Copy out all lines that hold "matplotlib".

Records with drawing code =
******

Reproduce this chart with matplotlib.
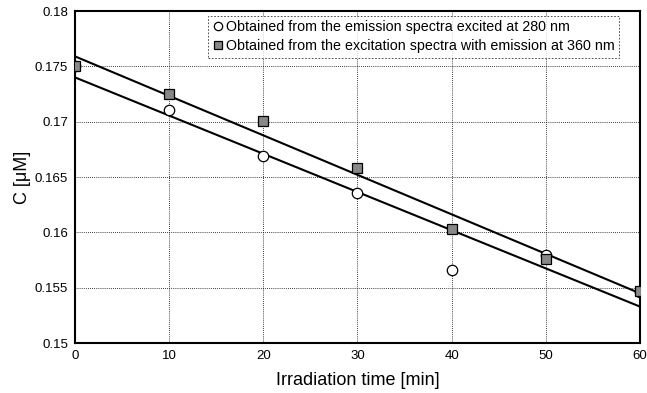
import numpy as np
import matplotlib
matplotlib.use("Agg")
from matplotlib import pyplot as plt

plt.rcParams['font.family'] = ['Liberation Sans', 'DejaVu Sans']

time_min = [0, 10, 20, 30, 40, 50, 60]
c_emission = [0.175, 0.1711, 0.1669, 0.1636, 0.1566, 0.1580, 0.1546]
c_excitation = [0.175, 0.1725, 0.1701, 0.1658, 0.1603, 0.1576, 0.1547]

# trend lines: value at t=0 and at t=60
line_t = [0, 60]
line_emission = [0.1740, 0.1533]
line_excitation = [0.1759, 0.1545]

fig = plt.figure(figsize=(6.47, 3.93), dpi=100)
ax = fig.add_axes([0.116, 0.127, 0.873, 0.845])

ax.plot(line_t, line_excitation, color="black", lw=1.5, zorder=2)
ax.plot(line_t, line_emission, color="black", lw=1.5, zorder=2)

ax.plot(time_min, c_emission, "o", ms=7.5, mfc="white", mec="black", mew=0.9,
        ls="none", zorder=3,
        label="Obtained from the emission spectra excited at 280 nm")
ax.plot(time_min, c_excitation, "s", ms=7.5, mfc="#888888", mec="black", mew=0.9,
        ls="none", zorder=4,
        label="Obtained from the excitation spectra with emission at 360 nm")

ax.set_xlim(0, 60)
ax.set_ylim(0.15, 0.18)
ax.set_xticks(np.arange(0, 61, 10))
ax.set_yticks([0.15, 0.155, 0.16, 0.165, 0.17, 0.175, 0.18])
ax.set_yticklabels(["0.15", "0.155", "0.16", "0.165", "0.17", "0.175", "0.18"])
ax.tick_params(length=0, labelsize=9.5, pad=5)
ax.grid(True, color="black", ls=(0, (1, 1.5)), lw=0.6)
for s in ax.spines.values():
    s.set_linewidth(1.5)

ax.set_xlabel("Irradiation time [min]", fontsize=13, labelpad=7)
ax.set_ylabel("C [\u03bcM]", fontsize=13, labelpad=3)

leg = ax.legend(loc="upper left", bbox_to_anchor=(0.235, 0.985), fontsize=10.3,
                frameon=True, fancybox=False, handletextpad=0.2,
                handlelength=0.8, borderpad=0.3, labelspacing=0.35,
                borderaxespad=0, markerscale=0.8)
leg.get_frame().set_edgecolor("black")
leg.get_frame().set_linestyle((0, (2, 2)))
leg.get_frame().set_linewidth(0.6)

fig.savefig("out.png", dpi=100)
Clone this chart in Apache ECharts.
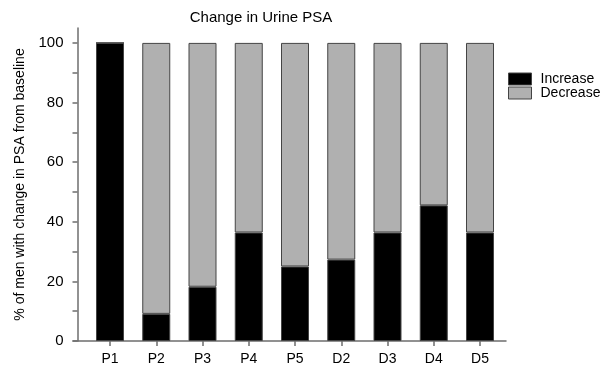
<!DOCTYPE html>
<html>
<head>
<meta charset="utf-8">
<script src="https://cdn.jsdelivr.net/npm/echarts@6/dist/echarts.min.js"></script>
<style>
  html, body { margin: 0; padding: 0; background: #fff; }
  #chart { width: 611px; height: 367px; }
</style>
</head>
<body>
<div id="chart"></div>
<script>
// Visit labels along the x axis
const categories = ['P1', 'P2', 'P3', 'P4', 'P5', 'D2', 'D3', 'D4', 'D5'];
// Percent of men whose urine PSA rose / fell from baseline
const increaseValues = [100, 9.1, 18.2, 36.4, 25.0, 27.3, 36.4, 45.5, 36.4];
const decreaseValues = [0, 90.9, 81.8, 63.6, 75.0, 72.7, 63.6, 54.5, 63.6];
// Y axis tick values
const yTickValues = [0, 10, 20, 30, 40, 50, 60, 70, 80, 90, 100];
const yLabelValues = [0, 20, 40, 60, 80, 100];

const FONT = 'Liberation Sans, Arial, sans-serif';
const AXIS_COLOR = '#6e6e6e';
const TOP = 28, BOTTOM = 26;

const chart = echarts.init(document.getElementById('chart'), null, { renderer: 'canvas' });

chart.setOption({
  animation: false,
  backgroundColor: '#fff',
  title: {
    text: 'Change in Urine PSA',
    left: 256,
    top: 5,
    textAlign: 'center',
    textStyle: { fontFamily: FONT, fontSize: 15, fontWeight: 'normal', color: '#000' }
  },
  legend: {
    orient: 'vertical',
    left: 508,
    top: 72,
    icon: 'rect',
    itemWidth: 23,
    itemHeight: 12,
    itemGap: 0,
    padding: 0,
    selectedMode: false,
    textStyle: { fontFamily: FONT, fontSize: 14, color: '#000', padding: [0, 0, 0, 4] },
    data: [
      { name: 'Increase', itemStyle: { color: '#000', borderColor: '#444', borderWidth: 1 } },
      { name: 'Decrease', itemStyle: { color: '#b0b0b0', borderColor: '#444', borderWidth: 1 } }
    ]
  },
  grid: [
    // plotting area for the bars (one band per visit)
    { left: 86.875, right: 107.875, top: TOP, bottom: BOTTOM },
    // frame grid carrying the full-length x axis line
    { left: 73, right: 105, top: TOP, bottom: BOTTOM }
  ],
  xAxis: [
    {
      type: 'category',
      gridIndex: 0,
      data: categories,
      boundaryGap: true,
      axisLine: { show: false },
      axisTick: {
        show: true, alignWithLabel: true, length: 5,
        lineStyle: { color: AXIS_COLOR, width: 1.5 }
      },
      axisLabel: { fontFamily: FONT, fontSize: 14, color: '#000', margin: 11 }
    },
    {
      type: 'value',
      gridIndex: 1,
      min: 0,
      max: 1,
      axisLine: { show: true, onZero: false, lineStyle: { color: AXIS_COLOR, width: 1.5 } },
      axisTick: { show: false },
      axisLabel: { show: false },
      splitLine: { show: false }
    }
  ],
  yAxis: [
    {
      type: 'value',
      gridIndex: 0,
      min: 0,
      max: 105,
      offset: 9.375,
      name: '% of men with change in PSA from baseline',
      nameLocation: 'middle',
      nameGap: 49,
      nameTextStyle: { fontFamily: FONT, fontSize: 14, color: '#000' },
      splitLine: { show: false },
      axisLine: { show: true, lineStyle: { color: AXIS_COLOR, width: 1.5 } },
      axisTick: {
        show: true, inside: false, length: 5,
        customValues: yTickValues,
        lineStyle: { color: AXIS_COLOR, width: 1.5 }
      },
      axisLabel: {
        customValues: yLabelValues,
        fontFamily: FONT, fontSize: 15, color: '#000', margin: 14
      }
    },
    {
      type: 'value',
      gridIndex: 1,
      min: 0,
      max: 1,
      show: false
    }
  ],
  series: [
    {
      name: 'Increase',
      type: 'bar',
      stack: 'psa',
      xAxisIndex: 0,
      yAxisIndex: 0,
      barWidth: 28,
      data: increaseValues,
      itemStyle: { color: '#000', borderColor: '#444', borderWidth: 1 }
    },
    {
      name: 'Decrease',
      type: 'bar',
      stack: 'psa',
      xAxisIndex: 0,
      yAxisIndex: 0,
      barWidth: 28,
      data: decreaseValues,
      itemStyle: { color: '#b0b0b0', borderColor: '#444', borderWidth: 1 }
    }
  ]
});
</script>
</body>
</html>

******

REPLY TO THE TASK =
Reproduce this chart with matplotlib.
import matplotlib
matplotlib.use("Agg")
from matplotlib import pyplot as plt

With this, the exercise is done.